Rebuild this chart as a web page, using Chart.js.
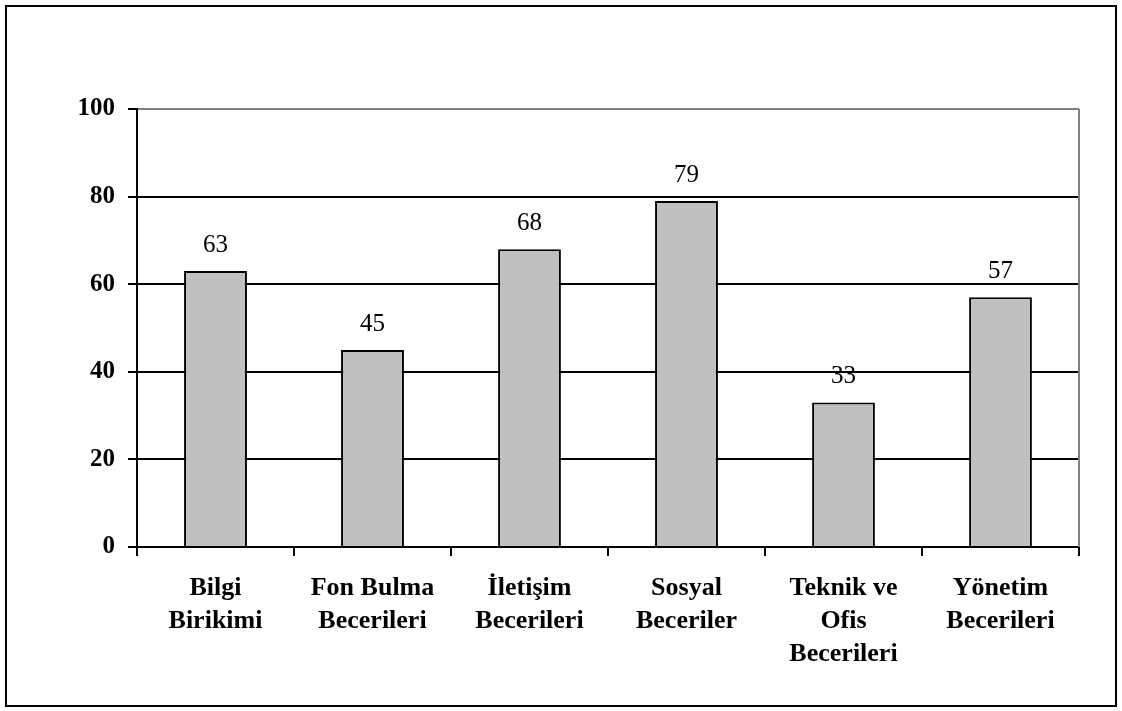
<!DOCTYPE html>
<html>
<head>
<meta charset="utf-8">
<script src="https://cdn.jsdelivr.net/npm/chart.js@4/dist/chart.umd.min.js"></script>
<style>
  body { margin: 0; background: #fff; }
  #wrap { position: relative; width: 1122px; height: 711px; }
  #frame { position: absolute; left: 5px; top: 5px; width: 1108px; height: 698px; border: 2px solid #000; pointer-events: none; }
</style>
</head>
<body>
<div id="wrap">
  <canvas id="skillsChart" width="1122" height="711"></canvas>
  <div id="frame"></div>
</div>
<script>
// chart data
const categories = [
  ['Bilgi', 'Birikimi'],
  ['Fon Bulma', 'Becerileri'],
  ['İletişim', 'Becerileri'],
  ['Sosyal', 'Beceriler'],
  ['Teknik ve', 'Ofis', 'Becerileri'],
  ['Yönetim', 'Becerileri']
];
const values = [63, 45, 68, 79, 33, 57];
const yTicks = [0, 20, 40, 60, 80, 100];

const fontFamily = '"Liberation Serif", "Times New Roman", serif';

// value labels above each bar
const barLabels = {
  id: 'barLabels',
  afterDatasetsDraw(chart) {
    const c = chart.ctx;
    const meta = chart.getDatasetMeta(0);
    c.save();
    c.font = '25px ' + fontFamily;
    c.fillStyle = '#000';
    c.textAlign = 'center';
    c.textBaseline = 'alphabetic';
    meta.data.forEach((bar, i) => {
      c.fillText(String(values[i]), bar.x, bar.y - 19);
    });
    c.restore();
  }
};

// gray plot-area edge on the right
const plotEdge = {
  id: 'plotEdge',
  beforeDatasetsDraw(chart) {
    const a = chart.chartArea;
    const c = chart.ctx;
    c.save();
    c.strokeStyle = '#808080';
    c.lineWidth = 2;
    c.beginPath();
    c.moveTo(a.right, a.top);
    c.lineTo(a.right, a.bottom);
    c.stroke();
    c.restore();
  }
};

const ctx = document.getElementById('skillsChart').getContext('2d');
const skillsChart = new Chart(ctx, {
  type: 'bar',
  data: {
    labels: categories,
    datasets: [{
      data: values,
      backgroundColor: '#c0c0c0',
      borderColor: '#000',
      borderWidth: 2,
      barPercentage: 0.4,
      categoryPercentage: 1
    }]
  },
  options: {
    responsive: false,
    animation: false,
    devicePixelRatio: 1,
    layout: { padding: { left: 0, top: 109, right: 43, bottom: 0 } },
    plugins: {
      legend: { display: false },
      tooltip: { enabled: false }
    },
    scales: {
      x: {
        offset: true,
        afterFit(scale) { scale.height = 164; },
        grid: {
          offset: true,
          color: 'rgba(0,0,0,0)',
          tickColor: '#000',
          tickLength: 9,
          lineWidth: 2
        },
        border: { color: '#000', width: 2 },
        ticks: {
          color: '#000',
          padding: 16,
          maxRotation: 0,
          autoSkip: false,
          font: { family: fontFamily, size: 26, weight: 'bold', lineHeight: '33px' }
        }
      },
      y: {
        min: 0,
        max: 100,
        afterFit(scale) { scale.width = 137; },
        afterBuildTicks(scale) { scale.ticks = yTicks.map(v => ({ value: v })); },
        grid: {
          color: c => (c.tick && c.tick.value === 100 ? '#808080' : '#000'),
          tickColor: '#000',
          tickLength: 9,
          lineWidth: 2
        },
        border: { color: '#000', width: 2 },
        ticks: {
          color: '#000',
          padding: 13,
          font: { family: fontFamily, size: 25, weight: 'bold' }
        }
      }
    }
  },
  plugins: [barLabels, plotEdge]
});
</script>
</body>
</html>
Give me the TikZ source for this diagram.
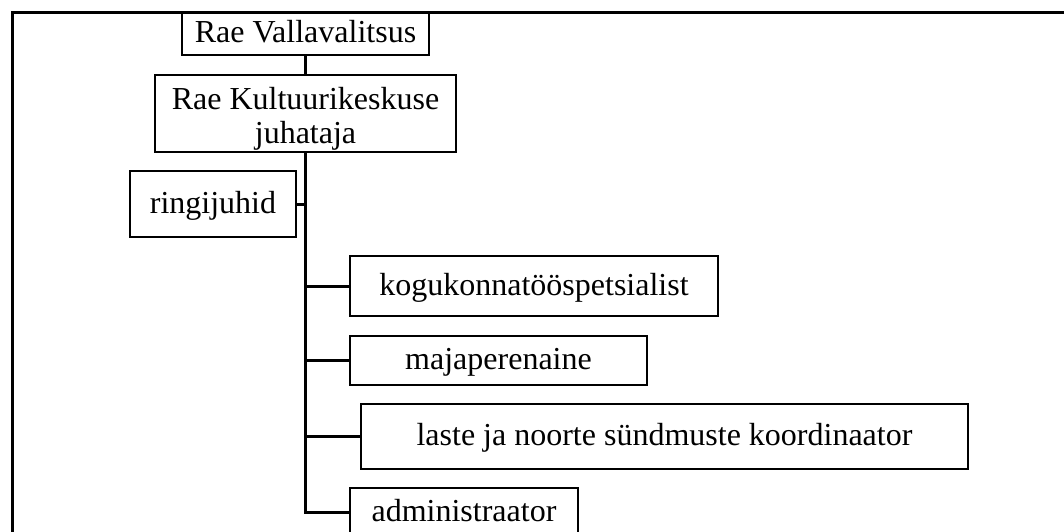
\documentclass[tikz,border=0pt]{standalone}
\usepackage{fontspec}
\setmainfont{Liberation Serif}
\usepackage{tikz}

\begin{document}
\begin{tikzpicture}[x=1pt, y=-1pt, line width=3pt,
		unit/.style={draw, black, line width=2.8pt, inner sep=0pt, font=\fontsize{32}{34}\selectfont, align=center},
		oneline/.style={unit, text height=24pt, text depth=6pt}]
		\useasboundingbox (0, 0) rectangle (1064, 531);
		\clip (0, 0) rectangle (1064, 531);
		\draw (12, 12) rectangle (1120, 600);
		\node[oneline, minimum width=247pt, minimum height=43pt] (vald) at (305.5, 33.5) {Rae Vallavalitsus};
		\node[unit, minimum width=301pt, minimum height=77pt] (juht) at (305.5, 113.5) {\rule{0pt}{32pt}Rae Kultuurikeskuse\\juhataja};
		\node[oneline, minimum width=166pt, minimum height=66pt] (ringi) at (213, 204) {ringijuhid};
		\node[oneline, minimum width=368pt, minimum height=60pt] (kogu) at (534, 286) {kogukonnatööspetsialist};
		\node[oneline, minimum width=297pt, minimum height=49pt] (maja) at (498.5, 360.5) {majaperenaine};
		\node[oneline, minimum width=607pt, minimum height=65pt] (laste) at (664.5, 436.5) {laste ja noorte sündmuste koordinaator};
		\node[oneline, minimum width=228pt, minimum height=49pt] (admin) at (464, 512.5) {administraator};
		\draw (vald.south) -- (juht.north);
		\draw (ringi.east) -- (ringi.east -| juht.south);
		\foreach \n in {kogu, maja, laste, admin}
			\draw (juht.south) |- (\n.west);
	\end{tikzpicture}
\end{document}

——————————

• _Task to carry out_
All lines that include "this" are to be gathered and copied.

• _Answer_
Rebuild this chart as a web page, using Chart.js.
Give me the TikZ source for this diagram.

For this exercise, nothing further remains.